O'Donnell: Bank pursued 'brutal tactics' at Gorse Hill

O'Donnell: Bank pursued 'brutal tactics' at Gorse Hill
Brian O'Donnell

Solicitor Brian O’Donnell has told the Court of Appeal that he has a contractual right to stay at the Gorse Hill mansion in South Dublin.

The Killiney property is at the centre of a €70m legal battle between Mr O’Donnell and the Bank of Ireland.

Mr O’Donnell said the bank had pursued "brutal tactics" and that he and his wife had not barricaded themselves into the house.

Solicitor Brian O’Donnell is once again representing himself at the Court of Appeal today - but has been told by Ms Justice Finlay Geoghegan that his wife will have to appear if her appeal is to be heard.

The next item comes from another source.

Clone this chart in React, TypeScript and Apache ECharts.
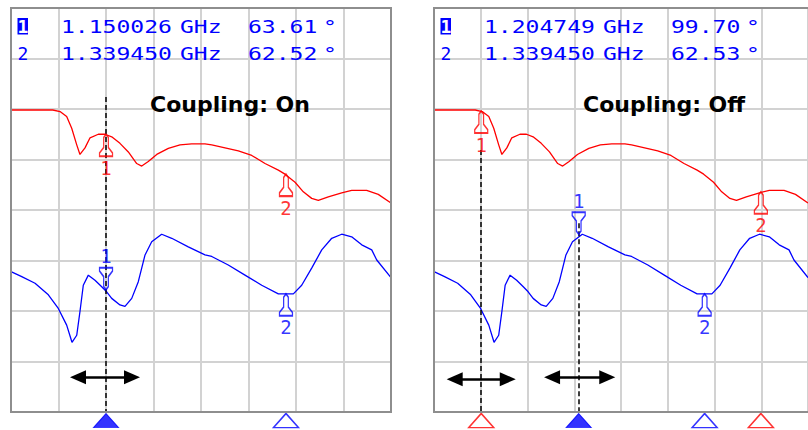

Mr O’Donnell has been setting out his argument against the trespass order granted by Mr Justice Brian McGovern in the High Court. He says he has a contractual right to live at the house - and that the Bank of Ireland has pursued ‘brutal tactics’ in the courts.

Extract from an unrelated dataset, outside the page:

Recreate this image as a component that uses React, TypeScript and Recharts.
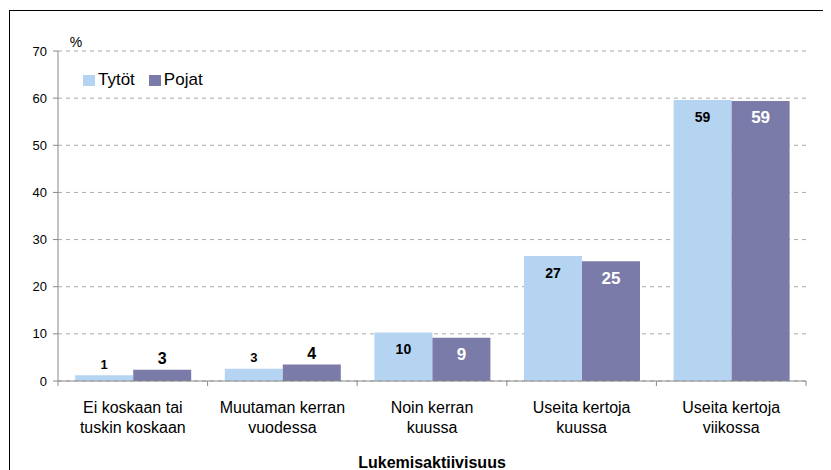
import { BarChart, Bar, XAxis, YAxis, CartesianGrid, Legend, LabelList } from "recharts";

const categories = [
  "Ei koskaan tai\ntuskin koskaan",
  "Muutaman kerran\nvuodessa",
  "Noin kerran\nkuussa",
  "Useita kertoja\nkuussa",
  "Useita kertoja\nviikossa",
];
const tytot = [1.2, 2.6, 10.3, 26.5, 59.6];
const pojat = [2.4, 3.5, 9.2, 25.4, 59.4];
const tytotLabels = [1, 3, 10, 27, 59];
const pojatLabels = [3, 4, 9, 25, 59];
const yTicks = [0, 10, 20, 30, 40, 50, 60, 70];
const seriesNames = ["Tytöt", "Pojat"];
const seriesColors = ["#B4D4F1", "#7B7BA9"];

const data = categories.map((name, i) => ({
  name,
  Tytöt: tytot[i],
  Pojat: pojat[i],
  tLabel: tytotLabels[i],
  pLabel: pojatLabels[i],
}));

const FONT = "'Liberation Sans', Arial, sans-serif";
const AXIS = "#888888";

function CategoryTick(props: any) {
  const { x, y, payload, width } = props;
  const lines = String(payload.value).split("\n");
  const half = payload.offset ?? width / categories.length / 2;
  return (
    <g>
      <line x1={x - half} x2={x - half} y1={y - 8} y2={y - 3} stroke={AXIS} />
      {payload.index === categories.length - 1 && (
        <line x1={x + half} x2={x + half} y1={y - 8} y2={y - 3} stroke={AXIS} />
      )}
      {lines.map((l, i) => (
        <text key={i} x={x} y={y + 24 + i * 20} textAnchor="middle" fontSize={16} fill="#000" fontFamily={FONT}>
          {l}
        </text>
      ))}
    </g>
  );
}

function makeLabel(size: number, insideColor: string) {
  return (props: any) => {
    const { x, y, width, height, value } = props;
    const inside = height > 30;
    return (
      <text
        x={x + width / 2}
        y={inside ? y + 17 : y - 11}
        textAnchor="middle"
        dominantBaseline="central"
        fontSize={inside ? size + 1 : size}
        fontWeight="bold"
        fontFamily={FONT}
        fill={inside ? insideColor : "#000"}
      >
        {value}
      </text>
    );
  };
}

function LegendBox() {
  return (
    <div style={{ display: "flex", alignItems: "center", fontSize: 17, fontFamily: FONT, color: "#000" }}>
      {seriesNames.map((n, i) => (
        <div key={n} style={{ display: "flex", alignItems: "center", marginRight: 14 }}>
          <span style={{ width: 12, height: 11, background: seriesColors[i], marginRight: 3, display: "inline-block" }} />
          <span>{n}</span>
        </div>
      ))}
    </div>
  );
}

export default function App() {
  return (
    <div style={{ position: "relative", width: 831, height: 462, fontFamily: FONT }}>
      <div
        style={{
          position: "absolute",
          left: 1,
          top: 2,
          width: 850,
          height: 480,
          border: "1px solid #000",
          boxSizing: "border-box",
        }}
      />
      <BarChart
        width={831}
        height={462}
        data={data}
        margin={{ top: 43, right: 33, left: 20, bottom: 0 }}
        barCategoryGap="11.5%"
        barGap={0}
      >
        <CartesianGrid vertical={false} stroke="#aaaaaa" strokeDasharray="4 4" />
        <XAxis
          dataKey="name"
          height={89}
          axisLine={{ stroke: AXIS }}
          tickLine={false}
          tick={<CategoryTick />}
          interval={0}
          label={{
            content: (p: any) => (
              <text
                x={p.viewBox.x + p.viewBox.width / 2}
                y={p.viewBox.y + 81}
                textAnchor="middle"
                dominantBaseline="central"
                fontSize={16}
                fontWeight="bold"
                fontFamily={FONT}
                fill="#000"
              >
                Lukemisaktiivisuus
              </text>
            ),
          }}
        />
        <YAxis
          width={30}
          domain={[0, 70]}
          ticks={yTicks}
          interval={0}
          axisLine={{ stroke: AXIS }}
          tickLine={{ stroke: AXIS }}
          tickSize={5}
          tickMargin={6}
          tick={{ fontSize: 13, fill: "#000", fontFamily: FONT }}
          label={{
            content: (p: any) => (
              <text
                x={p.viewBox.x + p.viewBox.width + 18}
                y={p.viewBox.y - 4}
                textAnchor="middle"
                fontSize={14}
                fontFamily={FONT}
                fill="#000"
              >
                %
              </text>
            ),
          }}
        />
        <YAxis yAxisId="right" orientation="right" width={0} tick={false} tickLine={false} axisLine={{ stroke: AXIS }} />
        <Legend
          verticalAlign="middle"
          align="center"
          layout="horizontal"
          content={<LegendBox />}
          wrapperStyle={{ top: 62, left: 75, width: "auto" }}
        />
        <Bar dataKey="Tytöt" fill={seriesColors[0]} isAnimationActive={false}>
          <LabelList dataKey="tLabel" content={makeLabel(13, "#000")} />
        </Bar>
        <Bar dataKey="Pojat" fill={seriesColors[1]} isAnimationActive={false}>
          <LabelList dataKey="pLabel" content={makeLabel(16, "#fff")} />
        </Bar>
      </BarChart>
    </div>
  );
}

He’s told the court that he and his wife’s borrowings are not from BOI but from Bank of Ireland private banking - which he says is a separate entity.

He says the notion that he and his wife were barricaded inside Gorse Hill is not true - that invitees could come and go and that there were no tanks on the lawn.

Mr O’Donnell has also highlighted the media spotlight on the case and said there were three satellite trucks and 64 reporters outside the house when legal papers were nailed to the gate.